El fútbol ha evolucionado (o involucionado) tan deprisa que no nos hemos dado ni cuenta del cambio. Asumimos el contexto y todas sus aristas del ... mismo modo que lo hacemos con otros ámbitos de la vida. El progreso, dicen. El barro ha cedido su sitio a céspedes mixtos que no paran de triturar rodillas. Pero quedan muy vistosos. Verde, muy verde, eso sí. Sin calvas ni líneas con panza. Sigue siendo fútbol, pero con menos esencia. Más bien con esencias distintas, tampoco me voy a poner demasiado romántico. Lo que no para de crecer es la masa social de los clubes. El otro día coincidí en una reunión con un directivo del Leganés y reconocía que están surfeando la cresta de la ola. Nunca tuvieron una parroquia tan nutrida. Ahí, LaLiga lo ha hecho bien para que el 'fan engagement' global se refleje con éxito en las gradas de los estadios. El marketing ha hecho el resto.
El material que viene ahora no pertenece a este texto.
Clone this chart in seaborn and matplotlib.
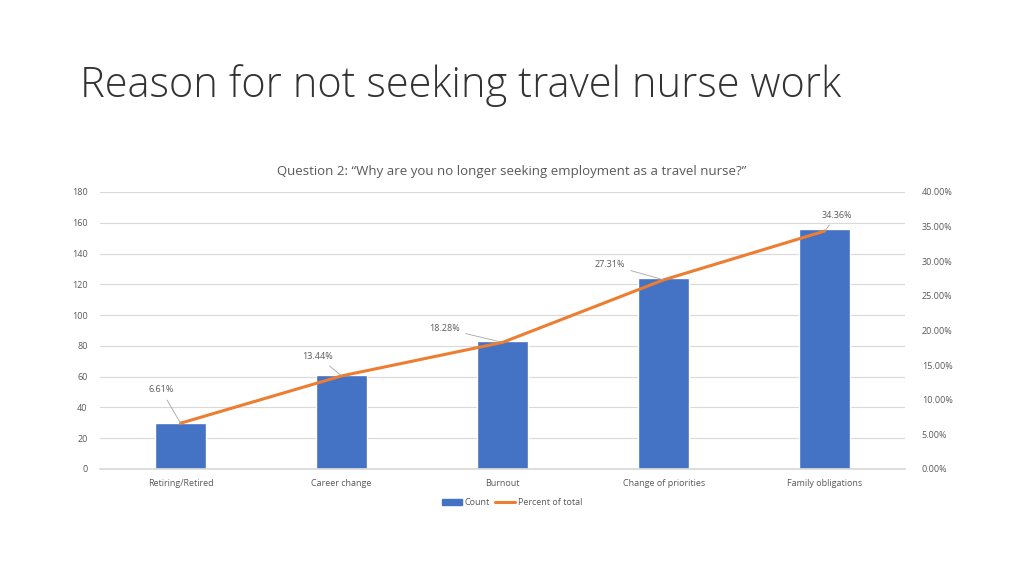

Esta profesionalización del deporte rey ha contribuido también a su deshumanización, aunque los clubes no paran de buscar vías de ingresos a través de la experiencia del fan. Tal vez les falte un poco de autocrítica y les sobre ombligo. Una mirada social más profunda. La llama del corazón del hincha cada vez brama con más fuerza, de ahí los récords de abonados, pero no todos los clubes son capaces de encontrar el equilibrio entre el negocio y la pasión del aficionado. En el Real Valladolid hay sentimientos encontrados. Es capaz de poner en marcha actividades tan importantes como llevar a sus estrellas a los coles o potenciar los 'meet and greet' con el universo blanquivioleta, pero de repente pincha en hueso condenando a la clandestinidad, un jueves gélido de otoño, al Trofeo Ciudad de Valladolid. La soledad de las butacas recordó a tiempos pretéritos, donde el equipo no enganchaba ni en Primera.
Vuelvo al argumento del inicio. La deshumanización del fútbol se traduce en pretemporadas más próximas al euro que a enganchar a la afición. Esto es producto también del acomodamiento de los clubes, que saben que el balompié vive su edad de oro y que ya no venden abonos, los despachan. Por eso, terminan el mercado de verano con las plantillas a medio hacer. Por eso, los trofeos, que en su día eran iconos, ahora son torneos de la galleta que sirven para cubrir el expediente y poco más. Solteros contra casados que se disputan incluso a deshoras y a destiempo, con rivales impropios y las tribunas como un solar. No sirven ni para foguear a los menos habituales. Recuerdo aquellos veranos esperando para ver el Teresa Herrera, el Carranza, el Bernabéu, el Gamper o el Colombino. El Trofeo Ciudad de Valladolid solía ser un plato fuerte de la pretemporada blanquivioleta. Eran otros tiempos. Las operaciones se cerraban en hora y el periodo de preparación era real, no un trampantojo, como es ahora, para arrancar el curso como sea y buscar una bola extra en diciembre.
El martes, de madrugada, Rafa Nadal, el mejor deportista español de todos los tiempos, colgó la raqueta en Málaga. Se despidió como es él, con verdad y sin artificios, con la rotundidad de su verbo sincero y la humildad de un mito viviente. Rafa no necesita la pompa, le basta con su legado, su actitud y sus valores. El fútbol debería aprender un poco de Don Rafael Nadal Parera. Seguro que si lo hace, encuentra el camino para enamorar a sus fans sin perder la vergüenza por el camino.